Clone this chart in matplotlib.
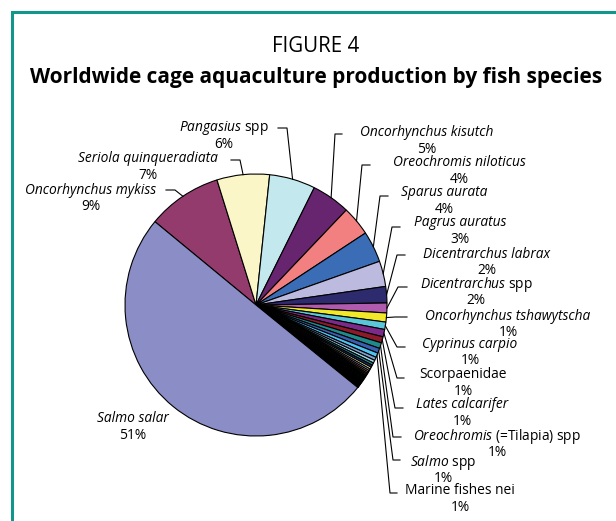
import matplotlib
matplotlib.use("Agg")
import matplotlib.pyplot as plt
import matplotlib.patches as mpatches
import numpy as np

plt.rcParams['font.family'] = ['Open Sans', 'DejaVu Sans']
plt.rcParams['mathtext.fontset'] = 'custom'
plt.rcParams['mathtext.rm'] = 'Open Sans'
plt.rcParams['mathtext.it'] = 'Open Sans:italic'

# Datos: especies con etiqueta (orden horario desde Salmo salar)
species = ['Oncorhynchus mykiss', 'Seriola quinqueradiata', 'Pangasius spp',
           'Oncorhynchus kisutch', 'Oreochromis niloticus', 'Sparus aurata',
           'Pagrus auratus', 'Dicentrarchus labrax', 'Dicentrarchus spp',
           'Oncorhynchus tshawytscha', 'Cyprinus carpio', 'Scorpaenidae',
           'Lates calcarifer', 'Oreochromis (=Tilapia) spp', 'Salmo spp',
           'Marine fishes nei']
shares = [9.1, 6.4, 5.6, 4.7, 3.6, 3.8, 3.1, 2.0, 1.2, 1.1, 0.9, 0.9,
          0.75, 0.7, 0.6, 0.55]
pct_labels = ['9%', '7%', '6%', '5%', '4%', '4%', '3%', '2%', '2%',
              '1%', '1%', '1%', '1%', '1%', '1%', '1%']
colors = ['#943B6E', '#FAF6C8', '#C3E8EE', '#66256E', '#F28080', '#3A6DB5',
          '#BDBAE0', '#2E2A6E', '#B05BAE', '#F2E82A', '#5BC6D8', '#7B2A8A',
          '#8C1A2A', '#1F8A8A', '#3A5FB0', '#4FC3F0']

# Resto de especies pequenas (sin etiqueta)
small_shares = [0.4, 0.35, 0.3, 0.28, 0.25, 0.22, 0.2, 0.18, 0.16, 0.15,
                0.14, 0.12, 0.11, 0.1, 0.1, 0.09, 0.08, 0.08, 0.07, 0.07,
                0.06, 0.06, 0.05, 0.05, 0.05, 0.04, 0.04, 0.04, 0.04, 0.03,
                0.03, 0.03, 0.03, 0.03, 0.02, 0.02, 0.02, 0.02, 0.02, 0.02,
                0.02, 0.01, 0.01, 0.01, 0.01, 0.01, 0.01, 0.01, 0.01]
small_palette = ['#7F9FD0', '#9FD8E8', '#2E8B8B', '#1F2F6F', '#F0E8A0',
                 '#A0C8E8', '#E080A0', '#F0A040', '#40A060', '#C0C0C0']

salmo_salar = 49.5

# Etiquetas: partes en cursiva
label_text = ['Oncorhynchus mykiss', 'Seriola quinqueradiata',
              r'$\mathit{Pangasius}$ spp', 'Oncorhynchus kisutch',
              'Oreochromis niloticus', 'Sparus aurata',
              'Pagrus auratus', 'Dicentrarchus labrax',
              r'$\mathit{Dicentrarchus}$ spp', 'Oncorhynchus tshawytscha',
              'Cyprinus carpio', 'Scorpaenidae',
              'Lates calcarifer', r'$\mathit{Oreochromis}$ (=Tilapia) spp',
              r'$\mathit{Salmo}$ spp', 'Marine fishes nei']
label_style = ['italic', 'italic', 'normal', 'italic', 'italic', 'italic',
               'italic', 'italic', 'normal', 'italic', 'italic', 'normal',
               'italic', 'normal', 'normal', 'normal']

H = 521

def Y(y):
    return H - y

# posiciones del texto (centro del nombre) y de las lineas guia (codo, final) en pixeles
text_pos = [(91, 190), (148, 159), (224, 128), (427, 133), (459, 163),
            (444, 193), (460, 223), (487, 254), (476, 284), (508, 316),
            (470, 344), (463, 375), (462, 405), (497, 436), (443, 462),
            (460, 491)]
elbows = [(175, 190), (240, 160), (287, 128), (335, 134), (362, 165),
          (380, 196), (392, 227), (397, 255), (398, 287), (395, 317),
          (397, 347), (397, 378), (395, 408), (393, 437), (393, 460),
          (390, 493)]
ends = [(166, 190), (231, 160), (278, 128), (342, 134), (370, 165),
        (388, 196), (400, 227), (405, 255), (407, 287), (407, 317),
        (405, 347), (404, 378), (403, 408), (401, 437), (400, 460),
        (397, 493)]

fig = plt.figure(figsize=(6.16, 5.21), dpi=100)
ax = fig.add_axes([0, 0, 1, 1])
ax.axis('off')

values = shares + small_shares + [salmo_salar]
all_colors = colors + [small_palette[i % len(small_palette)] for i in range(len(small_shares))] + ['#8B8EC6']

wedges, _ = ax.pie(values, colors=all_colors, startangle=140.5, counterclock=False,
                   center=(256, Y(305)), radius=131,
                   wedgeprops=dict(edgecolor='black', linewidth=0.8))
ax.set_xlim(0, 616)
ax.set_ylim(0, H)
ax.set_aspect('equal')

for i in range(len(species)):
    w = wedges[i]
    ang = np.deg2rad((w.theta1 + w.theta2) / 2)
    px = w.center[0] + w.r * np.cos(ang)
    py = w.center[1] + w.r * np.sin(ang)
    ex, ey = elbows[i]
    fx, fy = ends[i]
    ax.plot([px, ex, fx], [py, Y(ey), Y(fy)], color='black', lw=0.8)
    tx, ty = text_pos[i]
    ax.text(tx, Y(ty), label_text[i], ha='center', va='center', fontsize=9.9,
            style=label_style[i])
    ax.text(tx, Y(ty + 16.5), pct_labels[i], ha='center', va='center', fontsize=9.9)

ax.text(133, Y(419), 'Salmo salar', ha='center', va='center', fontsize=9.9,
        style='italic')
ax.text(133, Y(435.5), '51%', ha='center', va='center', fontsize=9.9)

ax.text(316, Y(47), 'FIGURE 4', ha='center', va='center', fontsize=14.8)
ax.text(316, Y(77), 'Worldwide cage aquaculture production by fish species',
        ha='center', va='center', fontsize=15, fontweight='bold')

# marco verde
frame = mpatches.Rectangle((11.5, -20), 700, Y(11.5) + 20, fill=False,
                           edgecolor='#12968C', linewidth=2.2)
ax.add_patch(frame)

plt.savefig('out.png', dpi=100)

○ ○ ○ ○ ○ ○ ○

■ **Directions**
Repeat the listing verbatim. Skip the pictures.

■ **Full solution**
Clone this chart in matplotlib.
import matplotlib
matplotlib.use("Agg")
import matplotlib.pyplot as plt
import matplotlib.patches as mpatches
import numpy as np

plt.rcParams['font.family'] = ['Open Sans', 'DejaVu Sans']
plt.rcParams['mathtext.fontset'] = 'custom'
plt.rcParams['mathtext.rm'] = 'Open Sans'
plt.rcParams['mathtext.it'] = 'Open Sans:italic'

# Datos: especies con etiqueta (orden horario desde Salmo salar)
species = ['Oncorhynchus mykiss', 'Seriola quinqueradiata', 'Pangasius spp',
           'Oncorhynchus kisutch', 'Oreochromis niloticus', 'Sparus aurata',
           'Pagrus auratus', 'Dicentrarchus labrax', 'Dicentrarchus spp',
           'Oncorhynchus tshawytscha', 'Cyprinus carpio', 'Scorpaenidae',
           'Lates calcarifer', 'Oreochromis (=Tilapia) spp', 'Salmo spp',
           'Marine fishes nei']
shares = [9.1, 6.4, 5.6, 4.7, 3.6, 3.8, 3.1, 2.0, 1.2, 1.1, 0.9, 0.9,
          0.75, 0.7, 0.6, 0.55]
pct_labels = ['9%', '7%', '6%', '5%', '4%', '4%', '3%', '2%', '2%',
              '1%', '1%', '1%', '1%', '1%', '1%', '1%']
colors = ['#943B6E', '#FAF6C8', '#C3E8EE', '#66256E', '#F28080', '#3A6DB5',
          '#BDBAE0', '#2E2A6E', '#B05BAE', '#F2E82A', '#5BC6D8', '#7B2A8A',
          '#8C1A2A', '#1F8A8A', '#3A5FB0', '#4FC3F0']

# Resto de especies pequenas (sin etiqueta)
small_shares = [0.4, 0.35, 0.3, 0.28, 0.25, 0.22, 0.2, 0.18, 0.16, 0.15,
                0.14, 0.12, 0.11, 0.1, 0.1, 0.09, 0.08, 0.08, 0.07, 0.07,
                0.06, 0.06, 0.05, 0.05, 0.05, 0.04, 0.04, 0.04, 0.04, 0.03,
                0.03, 0.03, 0.03, 0.03, 0.02, 0.02, 0.02, 0.02, 0.02, 0.02,
                0.02, 0.01, 0.01, 0.01, 0.01, 0.01, 0.01, 0.01, 0.01]
small_palette = ['#7F9FD0', '#9FD8E8', '#2E8B8B', '#1F2F6F', '#F0E8A0',
                 '#A0C8E8', '#E080A0', '#F0A040', '#40A060', '#C0C0C0']

salmo_salar = 49.5

# Etiquetas: partes en cursiva
label_text = ['Oncorhynchus mykiss', 'Seriola quinqueradiata',
              r'$\mathit{Pangasius}$ spp', 'Oncorhynchus kisutch',
              'Oreochromis niloticus', 'Sparus aurata',
              'Pagrus auratus', 'Dicentrarchus labrax',
              r'$\mathit{Dicentrarchus}$ spp', 'Oncorhynchus tshawytscha',
              'Cyprinus carpio', 'Scorpaenidae',
              'Lates calcarifer', r'$\mathit{Oreochromis}$ (=Tilapia) spp',
              r'$\mathit{Salmo}$ spp', 'Marine fishes nei']
label_style = ['italic', 'italic', 'normal', 'italic', 'italic', 'italic',
               'italic', 'italic', 'normal', 'italic', 'italic', 'normal',
               'italic', 'normal', 'normal', 'normal']

H = 521

def Y(y):
    return H - y

# posiciones del texto (centro del nombre) y de las lineas guia (codo, final) en pixeles
text_pos = [(91, 190), (148, 159), (224, 128), (427, 133), (459, 163),
            (444, 193), (460, 223), (487, 254), (476, 284), (508, 316),
            (470, 344), (463, 375), (462, 405), (497, 436), (443, 462),
            (460, 491)]
elbows = [(175, 190), (240, 160), (287, 128), (335, 134), (362, 165),
          (380, 196), (392, 227), (397, 255), (398, 287), (395, 317),
          (397, 347), (397, 378), (395, 408), (393, 437), (393, 460),
          (390, 493)]
ends = [(166, 190), (231, 160), (278, 128), (342, 134), (370, 165),
        (388, 196), (400, 227), (405, 255), (407, 287), (407, 317),
        (405, 347), (404, 378), (403, 408), (401, 437), (400, 460),
        (397, 493)]

fig = plt.figure(figsize=(6.16, 5.21), dpi=100)
ax = fig.add_axes([0, 0, 1, 1])
ax.axis('off')

values = shares + small_shares + [salmo_salar]
all_colors = colors + [small_palette[i % len(small_palette)] for i in range(len(small_shares))] + ['#8B8EC6']

wedges, _ = ax.pie(values, colors=all_colors, startangle=140.5, counterclock=False,
                   center=(256, Y(305)), radius=131,
                   wedgeprops=dict(edgecolor='black', linewidth=0.8))
ax.set_xlim(0, 616)
ax.set_ylim(0, H)
ax.set_aspect('equal')

for i in range(len(species)):
    w = wedges[i]
    ang = np.deg2rad((w.theta1 + w.theta2) / 2)
    px = w.center[0] + w.r * np.cos(ang)
    py = w.center[1] + w.r * np.sin(ang)
    ex, ey = elbows[i]
    fx, fy = ends[i]
    ax.plot([px, ex, fx], [py, Y(ey), Y(fy)], color='black', lw=0.8)
    tx, ty = text_pos[i]
    ax.text(tx, Y(ty), label_text[i], ha='center', va='center', fontsize=9.9,
            style=label_style[i])
    ax.text(tx, Y(ty + 16.5), pct_labels[i], ha='center', va='center', fontsize=9.9)

ax.text(133, Y(419), 'Salmo salar', ha='center', va='center', fontsize=9.9,
        style='italic')
ax.text(133, Y(435.5), '51%', ha='center', va='center', fontsize=9.9)

ax.text(316, Y(47), 'FIGURE 4', ha='center', va='center', fontsize=14.8)
ax.text(316, Y(77), 'Worldwide cage aquaculture production by fish species',
        ha='center', va='center', fontsize=15, fontweight='bold')

# marco verde
frame = mpatches.Rectangle((11.5, -20), 700, Y(11.5) + 20, fill=False,
                           edgecolor='#12968C', linewidth=2.2)
ax.add_patch(frame)

plt.savefig('out.png', dpi=100)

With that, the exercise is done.